When I was four I thought everything in TV was just TV, then I was five and Ma unlied about lots of it being pictures of real and Outside being totally real. Now I’m in Outside but it turns out lots of it isn’t real at all.
Jack lives in Room with his Ma. He has only ever lived in Room, he was born there and his every day and night has been spent there. He watches TV, not too much because it rots your brain, but he knows that TV isn’t real. Only Room is real and beyond that is just Outerspace.
Until one day Ma tells him some of the things in TV are real. In fact, trees, buildings and aeroplanes are real too. The ocean is real. Room is in fact a cell, built into a garden shed, in the backyard of Ma’s abducter – Old Nick.
Narrated by Jack, Donoghue writes with the tone and cadence of a phenomenally literate, but completely isolated, five year old boy. As consistent and dedicated to her style as she is, it grated my nerves for some time. But as I became accustomed to the rhythm of Jack’s thoughts, I found the novel deeply unsettling. Jack has no idea how painstaking his Ma’s efforts to keep him alive are; regular “Phys Ed”, careful meal planning and hygeine, daily “screams” to the skylight in the roof are all part of the routine. Ma wakes up during the night and turns the lamp on and off in irregular patterns, to help her sleep Jack says. She has meticulously created Room as its own world, isolated with the exception of Old Nick who brings food, and on Sundays treats, from Outside.

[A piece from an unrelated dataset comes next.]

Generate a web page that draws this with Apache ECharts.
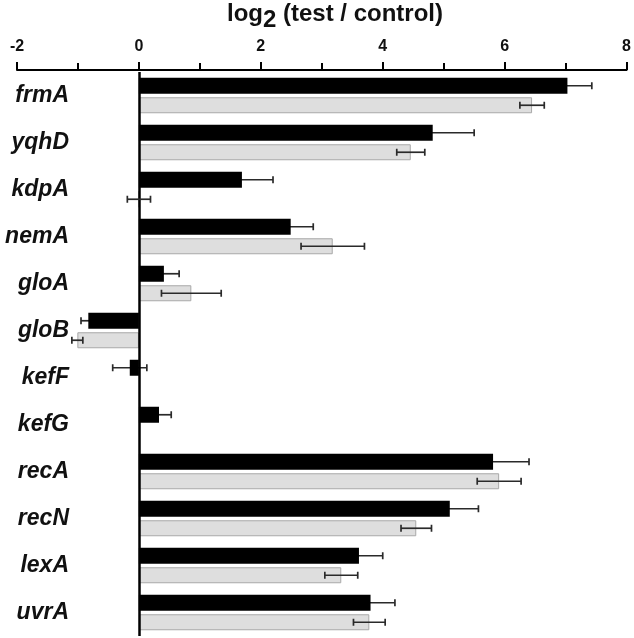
<!DOCTYPE html>
<html>
<head>
<meta charset="utf-8">
<script src="https://cdn.jsdelivr.net/npm/echarts@6/dist/echarts.min.js"></script>
<style>
html,body{margin:0;padding:0;background:#fff;}
#chart{width:634px;height:638px;}
</style>
</head>
<body>
<div id="chart"></div>
<script>
var categories = ['frmA','yqhD','kdpA','nemA','gloA','gloB','kefF','kefG','recA','recN','lexA','uvrA'];
var blackValues = [7.03, 4.82, 1.69, 2.49, 0.41, -0.83, -0.15, 0.33, 5.81, 5.10, 3.61, 3.80];
var blackErrors = [0.40, 0.68, 0.51, 0.37, 0.25, 0.12, 0.28, 0.20, 0.59, 0.47, 0.39, 0.40];
var grayValues  = [6.45, 4.46, 0.00, 3.18, 0.86, -1.01, null, null, 5.91, 4.55, 3.32, 3.78];
var grayErrors  = [0.20, 0.23, 0.19, 0.52, 0.49, 0.09, null, null, 0.36, 0.25, 0.27, 0.26];
var xTicks = [-2, 0, 2, 4, 6, 8];

var BAR_W = 16;
var BAR_GAP_PX = 3.5;
var OFFSET = (BAR_W + BAR_GAP_PX) / 2;

function errData(vals, errs, side) {
  var out = [];
  for (var i = 0; i < vals.length; i++) {
    if (vals[i] === null || errs[i] === null) continue;
    out.push([i, vals[i] - errs[i], vals[i] + errs[i], side]);
  }
  return out;
}

function renderErr(params, api) {
  var c = api.value(0);
  var lo = api.coord([api.value(1), c]);
  var hi = api.coord([api.value(2), c]);
  var y = lo[1] + api.value(3) * OFFSET;
  var cap = 3.5;
  var style = { stroke: '#2a2a2a', lineWidth: 1.7 };
  return {
    type: 'group',
    children: [
      { type: 'line', shape: { x1: lo[0], y1: y, x2: hi[0], y2: y }, style: style },
      { type: 'line', shape: { x1: lo[0], y1: y - cap, x2: lo[0], y2: y + cap }, style: style },
      { type: 'line', shape: { x1: hi[0], y1: y - cap, x2: hi[0], y2: y + cap }, style: style }
    ]
  };
}

var chart = echarts.init(document.getElementById('chart'), null, { renderer: 'canvas' });
var FONT = '"Liberation Sans", Arial, Helvetica, sans-serif';
chart.setOption({
  animation: false,
  backgroundColor: '#fff',
  title: {
    text: '{a|log}{b|2}{a| (test / control)}',
    left: 330,
    textAlign: 'center',
    top: -3,
    textStyle: {
      rich: {
        a: { fontFamily: FONT, fontWeight: 'bold', fontSize: 24, color: '#111', lineHeight: 26, verticalAlign: 'top' },
        b: { fontFamily: FONT, fontWeight: 'bold', fontSize: 24, color: '#111', lineHeight: 26, verticalAlign: 'top', padding: [6, 0, 0, 0] }
      }
    }
  },
  grid: { left: 17, right: 7, top: 72, bottom: 2, containLabel: false },
  xAxis: {
    type: 'value',
    position: 'top',
    offset: 2,
    min: xTicks[0],
    max: xTicks[xTicks.length - 1],
    interval: 2,
    axisLine: { show: true, onZero: false, lineStyle: { color: '#000', width: 2 } },
    axisTick: { show: true, length: 8, lineStyle: { color: '#000', width: 2 } },
    minorTick: { show: true, splitNumber: 2, length: 7, lineStyle: { color: '#000', width: 2 } },
    splitLine: { show: false },
    axisLabel: { fontFamily: FONT, fontWeight: 'bold', fontSize: 16, color: '#111', margin: 15 }
  },
  yAxis: {
    type: 'category',
    data: categories,
    inverse: true,
    axisLine: { show: false, onZero: false },
    axisTick: { show: false },
    splitLine: { show: false },
    axisLabel: { show: true, interval: 0, fontFamily: FONT, fontWeight: 'bold', fontStyle: 'italic', fontSize: 23, color: '#111', margin: -52, align: 'right', padding: [5, 0, 0, 0] }
  },
  series: [
    { type: 'custom', renderItem: renderErr, data: errData(blackValues, blackErrors, -1), encode: { x: [1, 2], y: 0 }, z: 1 },
    {
      type: 'bar', name: 'black', data: blackValues, barWidth: BAR_W, barGap: (BAR_GAP_PX / BAR_W * 100) + '%',
      itemStyle: { color: '#000' }, z: 2,
      markLine: {
        silent: true, symbol: ['none', 'none'], label: { show: false },
        lineStyle: { color: '#000', width: 2.5, type: 'solid' },
        data: [{ xAxis: 0 }]
      }
    },
    {
      type: 'bar', name: 'gray', data: grayValues, barWidth: BAR_W,
      itemStyle: { color: '#dedede', borderColor: '#a8a8a8', borderWidth: 1 }, z: 2
    },
    { type: 'custom', renderItem: renderErr, data: errData(grayValues, grayErrors, 1), encode: { x: [1, 2], y: 0 }, z: 5 }
  ]
});
</script>
</body>
</html>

Having escaped from Room, Jack and Ma find themselves in an alien world populated with people. Jack has trouble with pronouns – refering to someonee else has never been necessary before. He refuses to be touched, he has never worn shoes or walked down stairs. He’s never seen, or touched, grass, or a tree. He’s never been in sunlight.
Somehow, and with remarkable subtlety, Donoghue turns the novel’s gaze onto society, its excesses and inconsistencies, and where we find our families. Jack is surprised to notice most parents don’t seem to like their children. He’s confused by shops, the idea that his Derek the Digger book could have multiple copies for sale on book shop shelves. He is suddenly thrust into the world as an intelligent five year old and can’t fathom why houses have more than one room, most of which aren’t used. Why there is a playground in every neighbourhood?
As a chapter in nature versus nurture it’s fascinating. As a metaphor on parenthood or a side bar to the guilt the world forces parents to feel, no matter how meticulously they raise their children, it’s intruiging. As a story it’s perfectly wrought and genuinely moving. Probably most importantly, it makes you stand outside the world for a while and view it anew. And isn’t that what fiction is about?
Room by Emma Donoghue: three and a half stars.
Read it to: get a new perspective, be surprised by humanity, get outside yourself.